Palestinian character confirms King Solomon’s words

Unlike the Palestinian mindset, Jews don’t fight with the goal of inflicting harm or death – but to preserve and protect life.

Jerusalem Day (photo credit: MARC ISRAEL SELLEM)
Jerusalem Day
(photo credit: MARC ISRAEL SELLEM)
The Jews are a blessed people. In the land of Moab, Moses presented the terms of God’s covenant. In exchange for obeying him and his Word, Israel had the opportunity to choose life and blessing, not death and curses for themselves, the foreigners among them, and their future descendants. Since then, despite human deviations and detours, Israel’s worldview – in governance, military, society, education, etc. – is seated on this decision to choose and nurture life.
Not every nation enjoys this privilege.
Trees are known by their fruit and, unfortunately for the Palestinian people, the birth of their nationalist aspirations was sown, rooted and fruited in bitterness, hatred and death. Zvi Elpeleg, a Polish-born academic, author, researcher and IDF colonel who also received an ambassadorial appointment observed that from the 1920s to the 1940s, “the Palestinian national movement was founded and led by Hajj Amin al-Husseini, an ideological collaborator with Adolf Hitler.”

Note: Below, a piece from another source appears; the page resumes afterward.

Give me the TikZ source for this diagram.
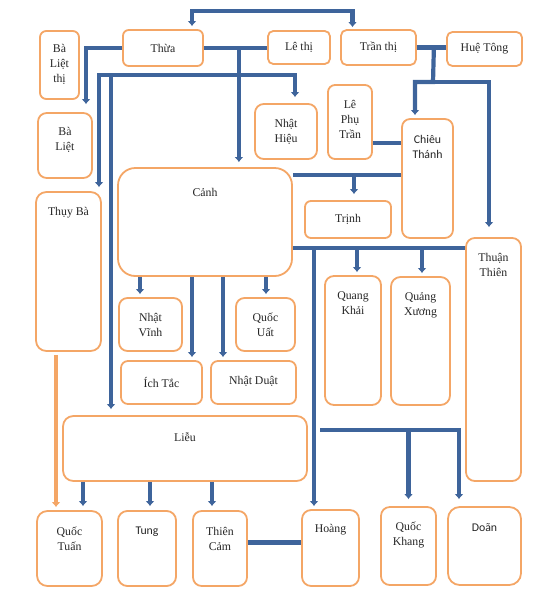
\documentclass[tikz,border=0pt]{standalone}
\usepackage{fontspec}
\setmainfont{Liberation Serif}
\newfontfamily\calibri{Carlito}
\usetikzlibrary{arrows.meta}

\definecolor{linkblue}{RGB}{62,100,155}
\definecolor{boxorange}{RGB}{244,166,102}

\begin{document}
\begin{tikzpicture}[
x=1pt,y=-1pt,
>={Latex[length=5pt,width=9pt]},
famnode/.style={
  draw=boxorange,
  line width=1.8pt,
  fill=white,
  inner sep=0pt
  },
famtext/.style={align=center,inner sep=0pt,text=black!85,font=\fontsize{11.8}{15}\selectfont},
link/.style={draw=linkblue,line width=4.2pt},
arrow/.style={link,->,shorten >=4pt},
orangearrow/.style={draw=boxorange,line width=3.5pt,->,shorten <=3pt,shorten >=3pt}
]
\useasboundingbox (0,0) rectangle (551,594);

% boxes: name/left/top/right/bottom
\foreach \n/\xa/\ya/\xb/\yb in {
  balietthi/40/31/79/99, thua/123/30/203/66, lethi/268/31/330/64,
  tranthi/341/30/416/65, huetong/447/32/522/66, baliet/38/113/92/178,
  nhathieu/255/104/317/159, lephutran/328/85/372/159,
  chieuthanh/402/119/453/238, canh/118/168/292/276, thuyba/36/192/101/351,
  trinh/305/201/391/238, thuanthien/466/238/521/481,
  quangkhai/325/276/381/405, quangxuong/391/277/450/405,
  nhatvinh/119/298/182/351, quocuat/236/298/295/351,
  ichtac/121/361/202/404, nhatduat/211/361/296/404, lieu/63/416/307/481,
  quoctuan/37/511/102/586, tung/118/511/176/586, thiencam/193/511/247/586,
  hoang/302/510/359/586, quockhang/381/507/436/585, doan/448/507/521/585}
{
  \pgfmathsetmacro\rad{0.16*min(\xb-\xa,\yb-\ya)}
  \node[famnode,rounded corners=\rad pt,minimum width=\xb-\xa,
    minimum height=\yb-\ya] (\n) at ({(\xa+\xb)/2},{(\ya+\yb)/2}) {};
}

% names
\foreach \n/\ty/\t in {
  balietthi/64/{Bà\\Liệt\\thị}, thua/48/{Thừa}, lethi/47.5/{Lê thị},
  tranthi/47.5/{Trần thị}, huetong/49/{Huệ Tông}, baliet/140/{Bà\\Liệt},
  nhathieu/131.5/{Nhật\\Hiệu}, lephutran/119.5/{Lê\\Phụ\\Trần},
  chieuthanh/146.5/{\calibri Chiêu\\\calibri Thánh}, canh/192/{Cảnh},
  thuyba/213/{Thụy Bà}, trinh/219.5/{Trịnh}, thuanthien/265/{Thuận\\Thiên},
  quangkhai/303.5/{Quang\\Khải}, quangxuong/305/{Quảng\\Xương},
  nhatvinh/325/{Nhật\\Vĩnh}, quocuat/325/{Quốc\\Uất}, ichtac/382/{Ích Tắc},
  nhatduat/381/{Nhật Duật}, lieu/437/{Liễu}, quoctuan/538.5/{Quốc\\Tuấn},
  tung/532/{\calibri Tung}, thiencam/538.5/{Thiên\\Cảm}, hoang/530/{Hoàng},
  quockhang/534.5/{Quốc\\Khang}, doan/528/{\calibri Doãn}}
  \node[famtext] (\n-t) at (\n.center |- 0,\ty) {\t};

% Thua and Tran thi
\draw[link,<->,shorten <=3pt,shorten >=2pt]
  ([xshift=29pt]thua.north) -- ++(0,-18) -| ([xshift=-26pt]tranthi.north);
\draw[arrow,shorten >=8pt] (thua.west) -| ([xshift=21pt]baliet.north);
\draw[link] (thua.east) -- (thua.east -| lethi.west);
\coordinate (thuaR) at ([xshift=35pt]thua.east);
\coordinate (hub) at (238,75);
\draw[arrow,shorten >=5pt] (thuaR) -- (thuaR |- canh.north);
\draw[arrow] (hub) -| ([xshift=30.5pt]thuyba.north);
\draw[arrow,shorten >=6pt] (hub) -| ([xshift=-74pt]lieu.north);
\draw[arrow,shorten >=6pt] (hub) -| ([xshift=9pt]nhathieu.north);

% Tran thi and Hue Tong
\draw[link] (tranthi.east) -- (tranthi.east -| huetong.west);
\coordinate (tranR) at ([xshift=17pt]tranthi.east);
\coordinate (hub2) at (433,82);
\draw[arrow,shorten >=3pt] (tranR) -- (hub2) -| ([xshift=-12.5pt]chieuthanh.north);
\draw[arrow,shorten >=10pt] (hub2) -| ([xshift=-4.5pt]thuanthien.north);

% Chieu Thanh
\coordinate (lpt) at ([yshift=-21pt]lephutran.east);
\draw[link] (lpt) -- (lpt -| chieuthanh.west);
\coordinate (cct) at (canh.east |- 0,175);
\draw[link] (cct) -- (cct -| chieuthanh.west);
\coordinate (trj) at (354,175);
\draw[arrow,shorten >=6pt] (trj) -- (trj |- trinh.north);

% Canh and Thuan Thien
\coordinate (ctt) at (canh.east |- 0,248);
\draw[link] (ctt) -- (ctt -| thuanthien.west);
\foreach \x/\t in {357/quangkhai,422/quangxuong,314/hoang}
  \draw[arrow,shorten >=3pt] (ctt -| \x,0) -- (\t.north -| \x,0);
\coordinate (kd) at (320,430);
\draw[arrow,shorten >=7pt] (kd) -| (doan.north -| 459,0);
\draw[arrow,shorten >=7pt] (kd -| quockhang.north) -- (quockhang.north);

% Canh's children
\foreach \x/\t in {140/nhatvinh,192/ichtac,223/nhatduat,266/quocuat}
  \draw[arrow,shorten >=3pt] (canh.south -| \x,0) -- (\t.north -| \x,0);

% Lieu's children
\foreach \x/\t in {83/quoctuan,150/tung,212/thiencam}
  \draw[arrow] (lieu.south -| \x,0) -- (\t.north -| \x,0);
\draw[orangearrow] (thuyba.south -| 56,0) -- (quoctuan.north -| 56,0);
\coordinate (tch) at ([yshift=6pt]thiencam.east);
\draw[link] (tch) -- (tch -| hoang.west);
\end{tikzpicture}
\end{document}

Dr. Joel Fishman, an historian and fellow of the Jerusalem Center for Public Affairs, wrote that Husseini “shaped the Palestinian national character in the image of his pathological hatred of the Jews. Rather than providing the Palestinian Arabs with a positive vision of a future state that would safeguard and cultivate them as a distinct Arab nation, he shaped Palestinian society as a wholly negative phenomenon. In short, Husseini’s goal was not to form a Palestinian state, but to prevent the establishment of a Jewish one through terror and political warfare. It wasn’t a matter of seeing the Palestinians succeed, but of seeing Israel fail.”
How can a people build a viable state on such a foundation? To this end, the Palestinian government pays salaries to terrorists, lauds and rewards terrorists and their families and incites hatred in media, on the streets and in schools, and international forums. Violent narrative in schoolbooks incites children as young as first-graders to murder Israelis and sacrifice themselves as martyrs for the “cause” of statehood. In a Hamas video of a school play, 10-year-olds in terrorist garb plunge fake knives into pupils dressed as Jews, to the delight of the audience. “Moderate” Palestinian Authority leaders praise teens and young adults who put what they’ve learned into practice with real daggers on the streets of Jerusalem. When a Palestinian terrorist kills Jews, the people parade in the streets, hand out candy to children and name parks or other public places after the terrorist, enshrining him as a hero. Tragically, for everyone in the region, an entire generation of Palestinian children and youth are being sacrificed to a culture that values death more than life. As King Solomon observed: “Train a child in the way he should go, and when he is old, he will not depart from it.”
Unlike the Palestinian mindset, Jews don’t fight with the goal of inflicting harm or death – but to preserve and protect life, though Israel exercises the right of self-defense in wars or terrorist attacks. All life is precious to the Jews.
Jewish emergency-room doctors treat Jews, Druse, Palestinians and Christians alike. Soldiers and military leaders don’t look for glory or victory parades. When the battle is over, soldiers quietly return home to their families. There are no monuments in Israel depicting mighty warriors or conquests – rather, memorials commemorate those who lost their lives fighting to prolong life for Israel and her people.
As the only democracy in the Middle East, Israel labors to protect quality of life and freedom. Could that be why more than half of east Jerusalem’s Arab residents prefer to be citizens of Israel with equal rights rather than citizens of a Palestinian state? Isn’t it puzzling that the United States and Western democracies who push for a Palestinian state do not seem concerned for Palestinian life, let alone their liberty or happiness? If one has genuine compassion for the Palestinian people – apart from politics – we must, like Israel, choose life.
The author served in senior-level positions with four US presidents and is currently an international Christian broadcaster and journalist whose articles appear in major magazines and newspapers and whose pro-Israel daily television and radio commentaries are aired around the world.